TWELVE READINGS OF CHRISTMAS 2

How Not to Be an Earthworm

[This whole chapter has the faintly phosphorescent humor of decay about it. It is as outmoded as a treatise on how to treat javelin-wounds, now that we know even earthworms are not inviolate.]

Streamlined to ultimate for functional performance the earthworm blindly eats his way, riddling and honeycombing the ground to a depth of ten feet or more as he swallows.

                  — Anatomy Underfoot, J.-J. CONDE

Other wars have made men live like rats, or wolves, or lice, but until this one, except perhaps for the rehearsal in Spain, we have never lived like earthworms.
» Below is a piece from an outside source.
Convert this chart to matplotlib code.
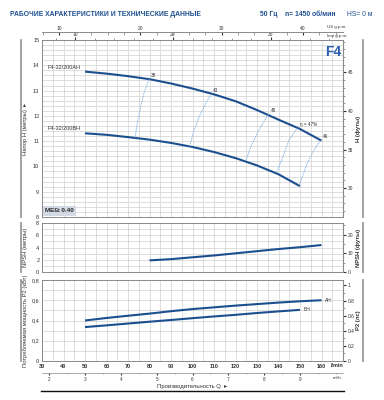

Now we bend our minds, with the surprised intensity of any nonplused [In the face of continued disapproval I think this should have two esses, just as I think the word busses is proper in the plural for both a vehicle and a kiss. Buses, indeed! I am not nonplused.] creatures, to existing as gracefully as possible without many of the things we have always accepted as our due: light, free air, fresh foods, prepared according to our tastes. It can be done, of course, since we are humans as well as rats, wolves, lice and earthworms.

You may have heard of one woman in England who withdrew to her tidy little bomb-shelter in the garden when the first siren sounded, and emerged, rather dreamily, some two weeks later. She'd been quite comfy, she told her worried neighbors, but she did hope the blinkin' raids would not always last quite so long.

      — M.F.K. Fisher, from How to Cook a Wolf, 1942.